• To be done
Starting at the first line of the entries below, restate each line exactly until you reach the line with "import seaborn as sns", and print that one too. Leave the pictures out and stop there.

• Given information

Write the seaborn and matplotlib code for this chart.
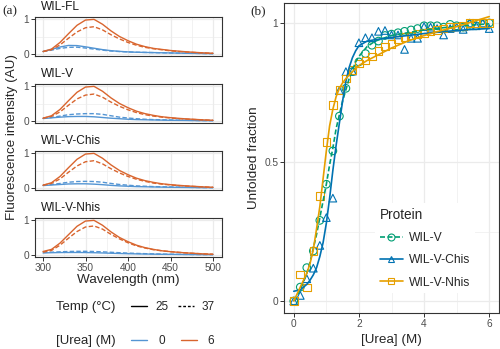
import numpy as np
import pandas as pd
import matplotlib
matplotlib.use("Agg")
import matplotlib.pyplot as plt
from matplotlib.lines import Line2D
from matplotlib.ticker import FixedLocator
import seaborn as sns

sns.set_theme(style="white")
plt.rcParams['font.family'] = ['Liberation Sans', 'DejaVu Sans']

# ---------------- Data: panel (a) spectra ----------------
wavelength = [300, 310, 320, 330, 340, 350, 360, 370, 380, 390, 400,
              410, 420, 430, 440, 450, 460, 470, 480, 490, 500]

fl_0_25 = [0.07, 0.13, 0.20, 0.245, 0.24, 0.205, 0.165, 0.125, 0.095, 0.075, 0.06,
           0.05, 0.045, 0.04, 0.035, 0.03, 0.025, 0.02, 0.017, 0.013, 0.01]
fl_0_37 = [0.07, 0.11, 0.16, 0.19, 0.195, 0.17, 0.14, 0.11, 0.085, 0.07, 0.06,
           0.05, 0.045, 0.04, 0.035, 0.03, 0.025, 0.02, 0.017, 0.013, 0.01]
fl_6_25 = [0.07, 0.14, 0.33, 0.58, 0.82, 0.97, 0.99, 0.85, 0.66, 0.50, 0.38,
           0.28, 0.21, 0.16, 0.13, 0.10, 0.08, 0.06, 0.045, 0.03, 0.02]
fl_6_37 = [0.07, 0.12, 0.26, 0.45, 0.63, 0.75, 0.78, 0.69, 0.55, 0.43, 0.33,
           0.25, 0.19, 0.15, 0.12, 0.09, 0.07, 0.055, 0.04, 0.03, 0.02]

v_0_25 = [0.07, 0.09, 0.11, 0.125, 0.13, 0.13, 0.12, 0.10, 0.08, 0.065, 0.05,
          0.04, 0.035, 0.03, 0.025, 0.02, 0.018, 0.015, 0.012, 0.01, 0.01]
v_0_37 = [0.08, 0.10, 0.14, 0.18, 0.20, 0.21, 0.21, 0.19, 0.15, 0.11, 0.085,
          0.065, 0.05, 0.04, 0.035, 0.03, 0.025, 0.02, 0.015, 0.012, 0.01]
v_6_25 = [0.08, 0.15, 0.33, 0.58, 0.82, 0.97, 0.99, 0.85, 0.66, 0.50, 0.38,
          0.28, 0.21, 0.16, 0.12, 0.095, 0.075, 0.058, 0.044, 0.03, 0.02]
v_6_37 = [0.08, 0.13, 0.26, 0.45, 0.63, 0.74, 0.77, 0.68, 0.54, 0.42, 0.32,
          0.24, 0.18, 0.14, 0.11, 0.085, 0.067, 0.052, 0.04, 0.03, 0.02]

chis_0_25 = [0.07, 0.085, 0.10, 0.115, 0.12, 0.12, 0.11, 0.095, 0.075, 0.06, 0.05,
             0.04, 0.035, 0.03, 0.025, 0.02, 0.018, 0.015, 0.012, 0.01, 0.01]
chis_0_37 = [0.08, 0.10, 0.13, 0.165, 0.185, 0.19, 0.185, 0.165, 0.13, 0.10, 0.08,
             0.06, 0.05, 0.04, 0.035, 0.03, 0.025, 0.02, 0.015, 0.012, 0.01]
chis_6_25 = [0.08, 0.15, 0.33, 0.58, 0.82, 0.97, 0.99, 0.85, 0.66, 0.50, 0.38,
             0.28, 0.21, 0.16, 0.12, 0.095, 0.075, 0.058, 0.044, 0.03, 0.02]
chis_6_37 = [0.08, 0.13, 0.26, 0.45, 0.63, 0.75, 0.78, 0.69, 0.55, 0.43, 0.33,
             0.25, 0.19, 0.14, 0.11, 0.087, 0.068, 0.053, 0.04, 0.03, 0.02]

nhis_0_25 = [0.06, 0.065, 0.07, 0.072, 0.072, 0.07, 0.065, 0.058, 0.05, 0.043, 0.037,
             0.032, 0.028, 0.024, 0.02, 0.018, 0.016, 0.014, 0.012, 0.01, 0.01]
nhis_0_37 = [0.07, 0.08, 0.09, 0.10, 0.105, 0.105, 0.10, 0.09, 0.078, 0.065, 0.055,
             0.045, 0.038, 0.032, 0.027, 0.022, 0.019, 0.016, 0.013, 0.011, 0.01]
nhis_6_25 = [0.10, 0.16, 0.34, 0.58, 0.82, 0.97, 0.99, 0.85, 0.66, 0.50, 0.38,
             0.28, 0.21, 0.16, 0.12, 0.095, 0.075, 0.058, 0.044, 0.03, 0.02]
nhis_6_37 = [0.08, 0.13, 0.28, 0.48, 0.67, 0.80, 0.83, 0.74, 0.59, 0.46, 0.35,
             0.26, 0.20, 0.15, 0.12, 0.095, 0.075, 0.057, 0.043, 0.032, 0.022]

proteins_a = ["WIL-FL", "WIL-V", "WIL-V-Chis", "WIL-V-Nhis"]
spectra = {
    "WIL-FL": {("0", "25"): fl_0_25, ("0", "37"): fl_0_37, ("6", "25"): fl_6_25, ("6", "37"): fl_6_37},
    "WIL-V": {("0", "25"): v_0_25, ("0", "37"): v_0_37, ("6", "25"): v_6_25, ("6", "37"): v_6_37},
    "WIL-V-Chis": {("0", "25"): chis_0_25, ("0", "37"): chis_0_37, ("6", "25"): chis_6_25, ("6", "37"): chis_6_37},
    "WIL-V-Nhis": {("0", "25"): nhis_0_25, ("0", "37"): nhis_0_37, ("6", "25"): nhis_6_25, ("6", "37"): nhis_6_37},
}

# ---------------- Data: panel (b) denaturation ----------------
urea_pts = [0.0, 0.2, 0.4, 0.6, 0.8, 1.0, 1.2, 1.4, 1.6, 1.8, 2.0, 2.2, 2.4, 2.6, 2.8, 3.0,
            3.2, 3.4, 3.6, 3.8, 4.0, 4.2, 4.4, 4.6, 4.8, 5.0, 5.2, 5.4, 5.6, 5.8, 6.0]
wilv_pts = [0.0, 0.05, 0.12, 0.18, 0.29, 0.42, 0.54, 0.665, 0.765, 0.825, 0.86, 0.89, 0.92, 0.935,
            0.955, 0.96, 0.965, 0.97, 0.975, 0.98, 0.99, 0.99, 0.99, 0.985, 0.995, 0.99, 0.985,
            0.995, 0.99, 0.995, 1.0]
chis_pts = [0.0, 0.02, 0.08, 0.118, 0.20, 0.30, 0.37, 0.757, 0.825, 0.827, 0.929, 0.947, 0.947,
            0.97, 0.973, 0.957, 0.957, 0.905, 0.945, 0.945, 0.987, 0.985, 0.98, 0.957, 0.98,
            0.985, 0.977, 1.0, 0.99, 1.0, 0.98]
nhis_pts = [0.0, 0.096, 0.048, 0.18, 0.377, 0.573, 0.705, 0.76, 0.80, 0.83, 0.855, 0.865, 0.88,
            0.90, 0.915, 0.925, 0.94, 0.95, 0.955, 0.96, 0.963, 0.97, 0.975, 0.98, 0.985, 0.987,
            0.99, 1.0, 1.0, 1.0, 1.0]

fit_urea = [0.0, 0.2, 0.4, 0.5, 0.6, 0.7, 0.8, 0.9, 1.0, 1.1, 1.2, 1.3, 1.4, 1.5, 1.6, 1.7,
            1.8, 1.9, 2.0, 2.25, 2.5, 3.0, 3.5, 4.0, 4.5, 5.0, 5.5, 6.0]
wilv_fit = [0.0, 0.04, 0.10, 0.14, 0.19, 0.24, 0.30, 0.36, 0.42, 0.49, 0.55, 0.62, 0.67, 0.72,
            0.76, 0.80, 0.83, 0.86, 0.88, 0.915, 0.935, 0.955, 0.965, 0.975, 0.982, 0.988,
            0.993, 0.997]
chis_fit = [0.035, 0.04, 0.06, 0.075, 0.094, 0.12, 0.16, 0.21, 0.28, 0.37, 0.47, 0.56, 0.64,
            0.72, 0.79, 0.84, 0.875, 0.90, 0.918, 0.935, 0.94, 0.948, 0.955, 0.962, 0.968,
            0.973, 0.977, 0.98]
nhis_fit = [0.0, 0.05, 0.10, 0.135, 0.185, 0.26, 0.34, 0.44, 0.54, 0.63, 0.69, 0.735, 0.765,
            0.785, 0.80, 0.813, 0.825, 0.836, 0.847, 0.865, 0.88, 0.91, 0.935, 0.955, 0.972,
            0.987, 1.005, 1.023]

proteins_b = ["WIL-V", "WIL-V-Chis", "WIL-V-Nhis"]

# ---------------- Styling constants ----------------
BLUE_A, ORANGE_A = "#5495D3", "#D9652E"
COLS_B = {"WIL-V": "#009E73", "WIL-V-Chis": "#0072B2", "WIL-V-Nhis": "#E69F00"}
MARKERS_B = {"WIL-V": "o", "WIL-V-Chis": "^", "WIL-V-Nhis": "s"}
GRID = "#EBEBEB"
BORDER = "#333333"
TICKLAB = "#4D4D4D"

W, H = 500, 349


def fx(px):
    return px / W


def fy(py):
    return 1 - py / H


def style_ax(ax):
    ax.set_facecolor("white")
    for s in ax.spines.values():
        s.set_color(BORDER)
        s.set_linewidth(0.8)
        s.set_visible(True)
    ax.grid(which="major", color=GRID, linewidth=0.9)
    ax.grid(which="minor", color=GRID, linewidth=0.45)
    ax.set_axisbelow(True)
    ax.tick_params(which="major", length=2.6, width=0.7, color=BORDER,
                   labelsize=7.3, labelcolor=TICKLAB, pad=1.5,
                   bottom=True, left=True)
    ax.tick_params(which="minor", length=0)


# long data frame for panel (a)
rows = []
for p in proteins_a:
    for (u, t), vals in spectra[p].items():
        for w, v in zip(wavelength, vals):
            rows.append({"protein": p, "wl": w, "urea": u, "temp": t, "I": v})
df_a = pd.DataFrame(rows)

fig = plt.figure(figsize=(W / 100, H / 100), dpi=100)

panel_tops = [17, 84, 151, 218]
ph = 39
for i, (p, top) in enumerate(zip(proteins_a, panel_tops)):
    ax = fig.add_axes([fx(34.5), fy(top + ph), fx(187), ph / H])
    sub = df_a[df_a["protein"] == p]
    sns.lineplot(data=sub, x="wl", y="I", hue="urea", style="temp",
                 hue_order=["0", "6"], style_order=["25", "37"],
                 palette={"0": BLUE_A, "6": ORANGE_A},
                 dashes={"25": "", "37": (3.2, 1.6)},
                 linewidth=1.0, estimator=None, sort=False, legend=False, ax=ax)
    style_ax(ax)
    ax.set_xlim(290, 510)
    ax.set_ylim(-2 / 35, 1 + 2 / 35)
    ax.xaxis.set_major_locator(FixedLocator([300, 350, 400, 450, 500]))
    ax.xaxis.set_minor_locator(FixedLocator([325, 375, 425, 475]))
    ax.yaxis.set_major_locator(FixedLocator([0, 1]))
    ax.yaxis.set_minor_locator(FixedLocator([0.5]))
    ax.set_yticklabels(["0", "1"])
    ax.set_xlabel("")
    ax.set_ylabel("")
    if i < 3:
        ax.tick_params(axis="x", which="both", bottom=False, labelbottom=False)
    else:
        ax.set_xticklabels(["300", "350", "400", "450", "500"])
    ax.text(6.5 / 187, 1 + 10 / ph, p, transform=ax.transAxes, ha="left",
            va="center", fontsize=8.6, color="#1A1A1A")

fig.text(fx(128), fy(280), "Wavelength (nm)", ha="center", va="center", fontsize=9.7)
fig.text(fx(12), fy(137), "Fluorescence intensity (AU)", rotation=90,
         ha="center", va="center", fontsize=9.7)
fig.text(fx(2), fy(11), "(a)", ha="left", va="center", fontsize=9.5,
         family=["Liberation Serif", "DejaVu Serif"])

# legends of panel (a)
row1_y, row2_y = 307, 341
fig.text(fx(56), fy(row1_y), "Temp (°C)", ha="left", va="center", fontsize=9.5)
h_temp = [Line2D([], [], color="black", lw=1.0, ls="-"),
          Line2D([], [], color="black", lw=1.0, ls=(0, (2, 1.4)))]
leg1 = fig.legend(h_temp, ["25", "37"], ncol=2, loc="center left",
                  bbox_to_anchor=(fx(125), fy(row1_y)), frameon=False, fontsize=8.5,
                  handlelength=1.4, handletextpad=0.65, columnspacing=0.8, borderpad=0)
fig.text(fx(56), fy(row2_y), "[Urea] (M)", ha="left", va="center", fontsize=9.5)
h_urea = [Line2D([], [], color=BLUE_A, lw=1.0), Line2D([], [], color=ORANGE_A, lw=1.0)]
leg2 = fig.legend(h_urea, ["0", "6"], ncol=2, loc="center left",
                  bbox_to_anchor=(fx(125), fy(row2_y)), frameon=False, fontsize=8.5,
                  handlelength=1.4, handletextpad=0.9, columnspacing=1.35, borderpad=0)

# ---------------- panel (b) ----------------
pts_rows = []
for p, vals in zip(proteins_b, [wilv_pts, chis_pts, nhis_pts]):
    for u, v in zip(urea_pts, vals):
        pts_rows.append({"Protein": p, "urea": u, "frac": v})
df_pts = pd.DataFrame(pts_rows)
fit_rows = []
for p, vals in zip(proteins_b, [wilv_fit, chis_fit, nhis_fit]):
    for u, v in zip(fit_urea, vals):
        fit_rows.append({"Protein": p, "urea": u, "frac": v})
df_fit = pd.DataFrame(fit_rows)

axb = fig.add_axes([fx(284), fy(313), fx(215), 310 / H])
for p in proteins_b:
    sns.scatterplot(data=df_pts[df_pts["Protein"] == p], x="urea", y="frac",
                    marker=MARKERS_B[p], s=30, color=COLS_B[p], legend=False, ax=axb)
    coll = axb.collections[-1]
    coll.set_facecolors("none")
    coll.set_edgecolors(COLS_B[p])
    coll.set_linewidths(0.8)
sns.lineplot(data=df_fit, x="urea", y="frac", hue="Protein", style="Protein",
             hue_order=proteins_b, style_order=proteins_b, palette=COLS_B,
             dashes={"WIL-V": (3, 1.5), "WIL-V-Chis": "", "WIL-V-Nhis": ""},
             linewidth=1.2, estimator=None, sort=False, legend=False, ax=axb)
style_ax(axb)
axb.set_xlim(-0.3, 6.3)
axb.set_ylim(-12 / 278, 1 + 20 / 278)
axb.xaxis.set_major_locator(FixedLocator([0, 2, 4, 6]))
axb.xaxis.set_minor_locator(FixedLocator([1, 3, 5]))
axb.yaxis.set_major_locator(FixedLocator([0, 0.5, 1]))
axb.yaxis.set_minor_locator(FixedLocator([0.25, 0.75]))
axb.set_xticklabels(["0", "2", "4", "6"])
axb.set_yticklabels(["0", "0.5", "1"])
axb.set_xlabel("[Urea] (M)", fontsize=9.7, labelpad=4)
axb.set_ylabel("Unfolded fraction", fontsize=9.7, labelpad=3)

h_b = [Line2D([], [], color=COLS_B[p], lw=1.2,
              ls=((0, (3, 1.5)) if p == "WIL-V" else "-"),
              marker=MARKERS_B[p], ms=5, mfc="none", mec=COLS_B[p], mew=0.8)
       for p in proteins_b]
legb = axb.legend(h_b, proteins_b, title="Protein", loc="upper left",
                  bbox_to_anchor=((375 - 284) / 215, (313 - 203) / 310),
                  frameon=True, fontsize=8.7, title_fontsize=9.8, alignment="left",
                  handlelength=1.9, handletextpad=0.5, labelspacing=0.85,
                  borderpad=0.4, borderaxespad=0)
legb.get_frame().set_facecolor("white")
legb.get_frame().set_edgecolor("none")
legb.get_frame().set_alpha(1)
legb.get_frame().set_boxstyle("square", pad=0)

fig.text(fx(250), fy(11), "(b)", ha="left", va="center", fontsize=9.5,
         family=["Liberation Serif", "DejaVu Serif"])

fig.savefig("out.png", dpi=100)
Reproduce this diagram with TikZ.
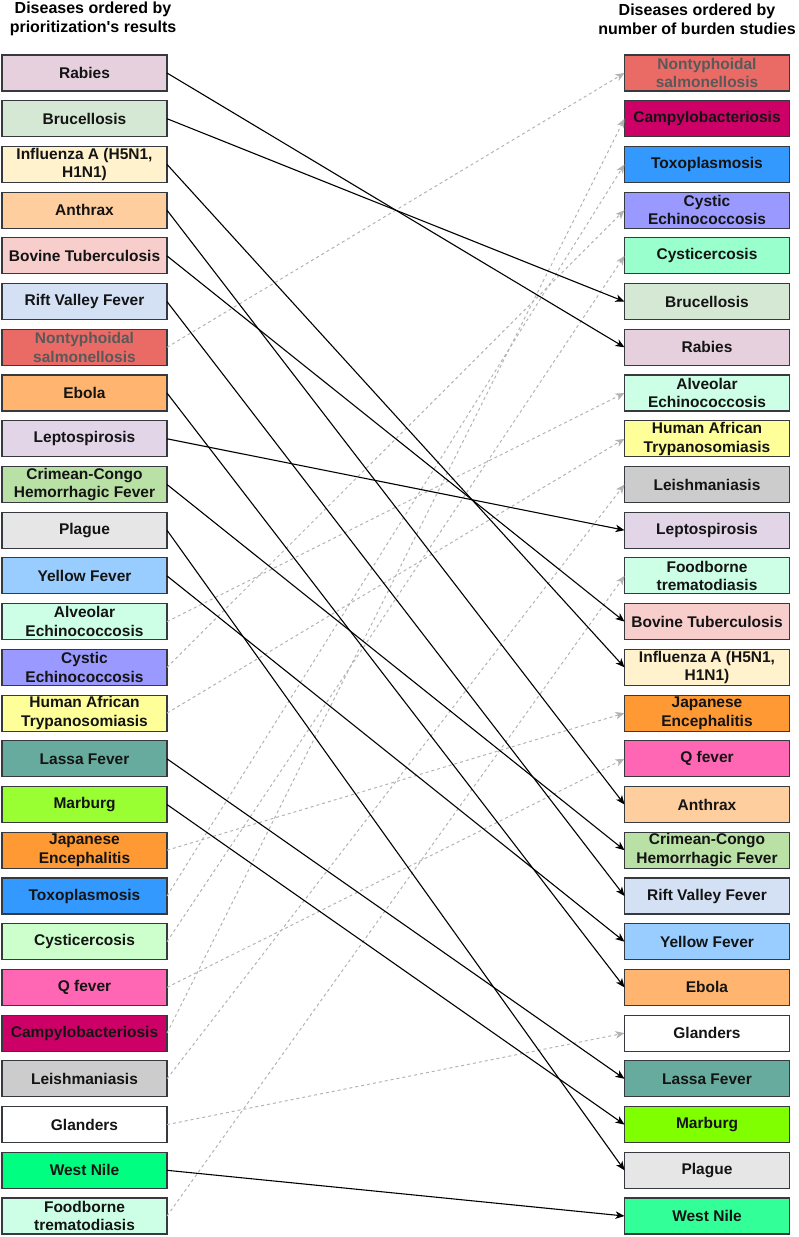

• Solution to the problem
Write the seaborn and matplotlib code for this chart.
import numpy as np
import pandas as pd
import matplotlib
matplotlib.use("Agg")
import matplotlib.pyplot as plt
from matplotlib.lines import Line2D
from matplotlib.ticker import FixedLocator
import seaborn as sns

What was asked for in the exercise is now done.